It is quite hard to know where to begin with this book, as it is quite an oddity. The easiest way I think would be to explain some sort of background, give a loose explanation of a plot, and put down some thoughts about the overall work.
To begin with, the author is Leonard Cohen. If you are not sure who he is, then I am pretty sure you will have heard at least one of his songs. He is the Canadian singer songwriter responsible for a lot of moody songs over the last 40+ years, working with the likes of Joni Mitchell and Andy Warhol amongst others. If nothing else, he is responsible for authoring 'Hallelujah', the song with more covers than a book shop. Before he made all these recordings (he is still working now to the best of my knowledge - certainly he was touring in 2010), he wrote a couple of books. This is the second of those.
Published in 1966, the plot is somewhat thin on the ground, and roughly involves the love triangle of the narrator, his wife, and their friend. It also follows the sainthood of a Native American woman, Catherine Tekakwitha, whom the narrator is an authority on.
However, this book is not really about the story. Many of the biographical 'facts' are clearly made up, sentences sometimes run to a lengthy paragraph, and at least one of the characters probably does not exist anyway. Confused? You will be if you read this book. Cohen himself seems to acknowledge this, and dependant on the version you may read, you may get to see his sleeve liner which is fairly apologetic about the whole affair. He actively encourages you not to pore over details in a lingering fashion, but to drop in and out of the book in a way that suits you at the time. In the end I found this was probably the easiest way to get through the book. In doing so, you take in themes of death, sex, constipation, self-flagellation, religion, independence, power, love - your average walk in the park I'd say.

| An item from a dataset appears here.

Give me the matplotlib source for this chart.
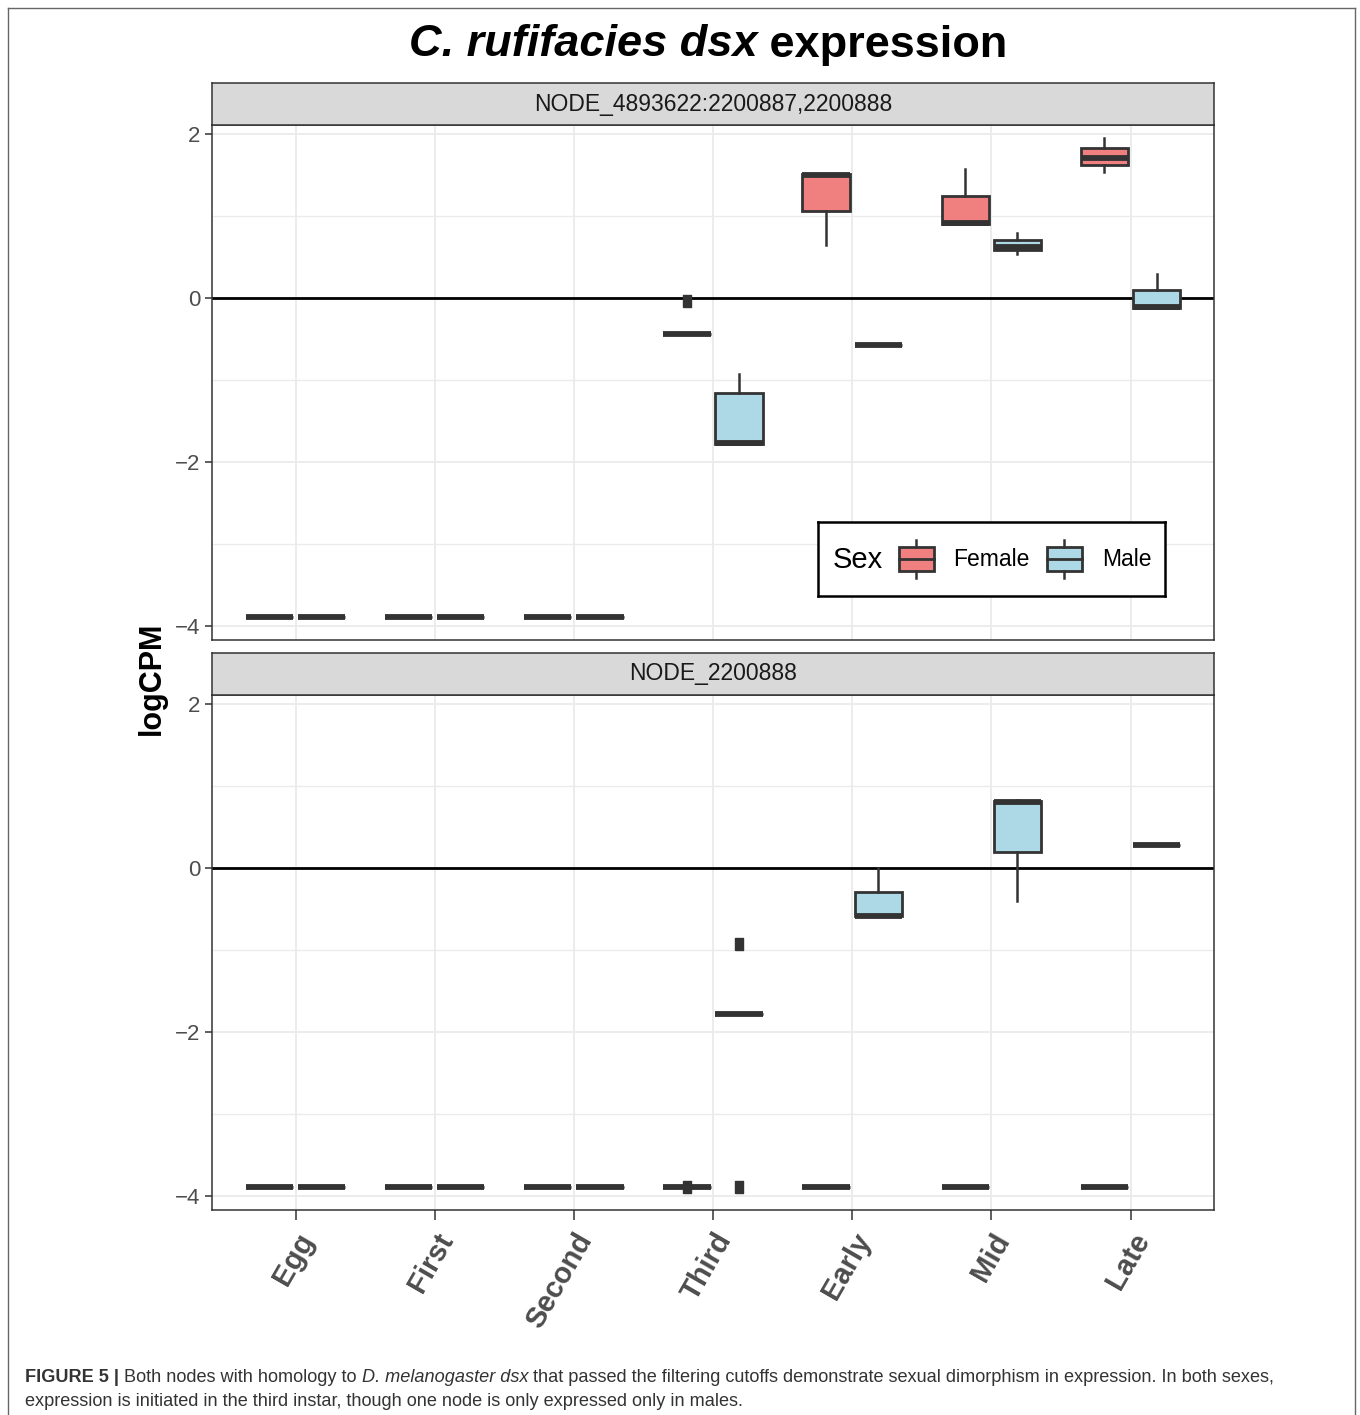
import numpy as np
import matplotlib
matplotlib.use("Agg")
import matplotlib.pyplot as plt
from matplotlib.lines import Line2D
from matplotlib.patches import Rectangle

plt.rcParams['font.family'] = ['Liberation Sans', 'DejaVu Sans']

# stages on the x axis
stages = ['Egg', 'First', 'Second', 'Third', 'Early', 'Mid', 'Late']
nodes = ['NODE_4893622:2200887,2200888', 'NODE_2200888']

# top panel, female: whisker low, q1, median, q3, whisker high
top_f_lo = [-3.89, -3.89, -3.89, -0.44, 0.65, 0.90, 1.54]
top_f_q1 = [-3.89, -3.89, -3.89, -0.44, 1.06, 0.90, 1.62]
top_f_med = [-3.89, -3.89, -3.89, -0.44, 1.50, 0.91, 1.71]
top_f_q3 = [-3.89, -3.89, -3.89, -0.44, 1.51, 1.24, 1.83]
top_f_hi = [-3.89, -3.89, -3.89, -0.44, 1.51, 1.57, 1.95]
top_f_out = [[], [], [], [-0.04], [], [], []]

# top panel, male
top_m_lo = [-3.89, -3.89, -3.89, -1.78, -0.57, 0.54, -0.12]
top_m_q1 = [-3.89, -3.89, -3.89, -1.78, -0.57, 0.58, -0.12]
top_m_med = [-3.89, -3.89, -3.89, -1.77, -0.57, 0.62, -0.11]
top_m_q3 = [-3.89, -3.89, -3.89, -1.16, -0.57, 0.71, 0.10]
top_m_hi = [-3.89, -3.89, -3.89, -0.93, -0.57, 0.79, 0.29]
top_m_out = [[], [], [], [], [], [], []]

# bottom panel, female
bot_f_lo = [-3.89, -3.89, -3.89, -3.89, -3.89, -3.89, -3.89]
bot_f_q1 = [-3.89, -3.89, -3.89, -3.89, -3.89, -3.89, -3.89]
bot_f_med = [-3.89, -3.89, -3.89, -3.89, -3.89, -3.89, -3.89]
bot_f_q3 = [-3.89, -3.89, -3.89, -3.89, -3.89, -3.89, -3.89]
bot_f_hi = [-3.89, -3.89, -3.89, -3.89, -3.89, -3.89, -3.89]
bot_f_out = [[], [], [], [-3.89], [], [], []]

# bottom panel, male
bot_m_lo = [-3.89, -3.89, -3.89, -1.78, -0.58, -0.40, 0.28]
bot_m_q1 = [-3.89, -3.89, -3.89, -1.78, -0.58, 0.20, 0.28]
bot_m_med = [-3.89, -3.89, -3.89, -1.78, -0.58, 0.80, 0.28]
bot_m_q3 = [-3.89, -3.89, -3.89, -1.78, -0.29, 0.82, 0.28]
bot_m_hi = [-3.89, -3.89, -3.89, -1.78, 0.00, 0.83, 0.28]
bot_m_out = [[], [], [], [-0.93, -3.89], [], [], []]

female_col = '#F08080'
male_col = '#ADD8E6'
edge = '#333333'

W, H = 1360, 1415
fig = plt.figure(figsize=(W / 100, H / 100), dpi=100)

# outliers look like small upright blocks in the original
out_marker = [(-0.65, -1), (0.65, -1), (0.65, 1), (-0.65, 1), (-0.65, -1)]


def make_stats(lo, q1, med, q3, hi, out):
    return [dict(whislo=a, q1=b, med=c, q3=d, whishi=e, fliers=f)
            for a, b, c, d, e, f in zip(lo, q1, med, q3, hi, out)]


def draw_boxes(ax, stats, pos, col):
    ax.bxp(stats, positions=pos, widths=0.34, patch_artist=True, showcaps=False,
           boxprops=dict(facecolor=col, edgecolor=edge, linewidth=2.0),
           medianprops=dict(color=edge, linewidth=4.2, solid_capstyle='butt'),
           whiskerprops=dict(color=edge, linewidth=1.8),
           flierprops=dict(marker=out_marker, markersize=8, markerfacecolor=edge,
                           markeredgecolor=edge))


def panel(bottom, title, fstats, mstats):
    left, width, height = 212 / W, 1002 / W, 515 / H
    ax = fig.add_axes([left, bottom, width, height])
    x = np.arange(1, len(stages) + 1)
    ax.set_ylim(-4.17, 2.11)
    ax.set_yticks([-4, -2, 0, 2])
    ax.set_yticklabels(['\u22124', '\u22122', '0', '2'])
    ax.set_yticks([-3, -1, 1], minor=True)
    ax.grid(True, which='major', color='#EBEBEB', linewidth=1.3)
    ax.grid(True, which='minor', axis='y', color='#EBEBEB', linewidth=1.0)
    ax.tick_params(axis='y', which='minor', length=0)
    ax.tick_params(axis='both', which='major', length=5, width=1.1, color=edge,
                   labelsize=16, labelcolor='#4D4D4D')
    ax.set_axisbelow(True)
    for s in ax.spines.values():
        s.set_color(edge)
        s.set_linewidth(1.1)
    ax.axhline(0, color='black', linewidth=2.0, zorder=1.5)
    draw_boxes(ax, fstats, x - 0.1875, female_col)
    draw_boxes(ax, mstats, x + 0.1875, male_col)
    ax.set_xlim(0.4, 7.6)
    ax.set_xticks(x)
    # strip
    sax = fig.add_axes([left, bottom + height, width, 42 / H])
    sax.set_facecolor('#D9D9D9')
    sax.set_xticks([])
    sax.set_yticks([])
    for s in sax.spines.values():
        s.set_color(edge)
        s.set_linewidth(1.1)
    sax.text(0.5, 0.5, title, ha='center', va='center', fontsize=16.5,
             color='#1A1A1A', transform=sax.transAxes)
    return ax


ax1 = panel(1 - 640 / H, nodes[0],
            make_stats(top_f_lo, top_f_q1, top_f_med, top_f_q3, top_f_hi, top_f_out),
            make_stats(top_m_lo, top_m_q1, top_m_med, top_m_q3, top_m_hi, top_m_out))
ax2 = panel(1 - 1210 / H, nodes[1],
            make_stats(bot_f_lo, bot_f_q1, bot_f_med, bot_f_q3, bot_f_hi, bot_f_out),
            make_stats(bot_m_lo, bot_m_q1, bot_m_med, bot_m_q3, bot_m_hi, bot_m_out))

ax1.tick_params(axis='x', labelbottom=False, length=0)
ax2.set_xticklabels(stages, rotation=60, ha='right', va='top', rotation_mode='anchor',
                    fontsize=21, fontweight='bold', color='#4D4D4D')
ax2.tick_params(axis='x', length=7, pad=6)

fig.text(152 / W, 1 - 678 / H, 'logCPM', rotation=90, ha='center', va='center',
         fontsize=22, fontweight='bold', color='black')

# legend inside top panel
lax = ax1.inset_axes([606 / 1002, 44 / 515, 347 / 1002, 74 / 515])
lax.set_xlim(0, 347)
lax.set_ylim(0, 74)
lax.set_xticks([])
lax.set_yticks([])
for s in lax.spines.values():
    s.set_color('black')
    s.set_linewidth(1.8)
lax.text(15, 36, 'Sex', fontsize=21, va='center', ha='left')
for x0, col, lab, tx in [(81, female_col, 'Female', 135), (229, male_col, 'Male', 284)]:
    lax.add_patch(Rectangle((x0, 25), 35, 24, facecolor=col, edgecolor=edge, linewidth=2.0))
    lax.plot([x0, x0 + 35], [37, 37], color=edge, linewidth=2.0)
    lax.plot([x0 + 17.5, x0 + 17.5], [18, 25], color=edge, linewidth=1.8)
    lax.plot([x0 + 17.5, x0 + 17.5], [49, 56], color=edge, linewidth=1.8)
    lax.text(tx, 36, lab, fontsize=16.5, va='center', ha='left')

renderer = fig.canvas.get_renderer()


def runs(parts, x, y, size, color, align='left'):
    widths = []
    for s, kw in parts:
        t = fig.text(0, 0, s, fontsize=size, **kw)
        widths.append(t.get_window_extent(renderer).width)
        t.remove()
    if align == 'center':
        x = x - sum(widths) / 2
    for (s, kw), w in zip(parts, widths):
        fig.text(x / W, 1 - y / H, s, fontsize=size, color=color, va='center', ha='left', **kw)
        x += w


runs([('C. rufifacies dsx', dict(fontweight='bold', fontstyle='italic')),
      (' expression', dict(fontweight='bold'))], 708, 45, 32.5, 'black', align='center')

runs([('FIGURE 5 |', dict(fontweight='bold')),
      (' Both nodes with homology to ', {}),
      ('D. melanogaster dsx', dict(fontstyle='italic')),
      (' that passed the filtering cutoffs demonstrate sexual dimorphism in expression. In both sexes,', {})],
     25, 1377, 13.1, '#333333')
runs([('expression is initiated in the third instar, though one node is only expressed only in males.', {})],
     25, 1401, 13.1, '#333333')

# outer frame
fc = '#666666'
fig.add_artist(Line2D([8 / W, 8 / W], [0, 1 - 8 / H], transform=fig.transFigure, color=fc, linewidth=1.0))
fig.add_artist(Line2D([1355 / W, 1355 / W], [0, 1 - 8 / H], transform=fig.transFigure, color=fc, linewidth=1.0))
fig.add_artist(Line2D([8 / W, 1355 / W], [1 - 8 / H, 1 - 8 / H], transform=fig.transFigure, color=fc, linewidth=1.0))

fig.savefig('out.png', dpi=100)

The book has been described as 'coarse, rhapsodic and bitingly witty', 'revolting', 'challenging' and many other things besides. Some have even gone as far as comparing him to Joyce due to his 'stream of consciousness' style employed intermittently in this work. I personally found some comparisons to William Burroughs and his 'Wild Boys'. The thing is, despite this being described as the first Canadian post-modernist novel, I personally believe he has just used style and ideas already employed by the afore-mentioned authors, and made a mess of them. It is very sexual in nature, and to be fair, quite funny in its own way - I am particularly reminded of the Danish dildo which takes on a life of its own when it learns to feed on its activities, and is last seen heading for the ocean. There is also the occasional idea which doesn't seem to have been plagiarised from others, and actually works well enough. However, for me, this does not justify the self-indulgent nonsense that is the mainstay of the book.
If you are a fan of Cohen's musical work, and think this would broaden your understanding of his material, then I would definitely think twice before committing any time to reading this book. This is different in style, and is much more experimental, and it is probably more realistic to classify this as a long poem than a novel. All said and done, if you fancy something very different from your average novel, don't mind explicit sexual content, and are happy to roll along with the language without really knowing what is going on, then maybe this could add some texture to your reading life. Certainly, Cohen has been bold, if nothing else.
For myself, I think Cohen says it best himself - 'dear reader, forgive me if I have wasted your time'.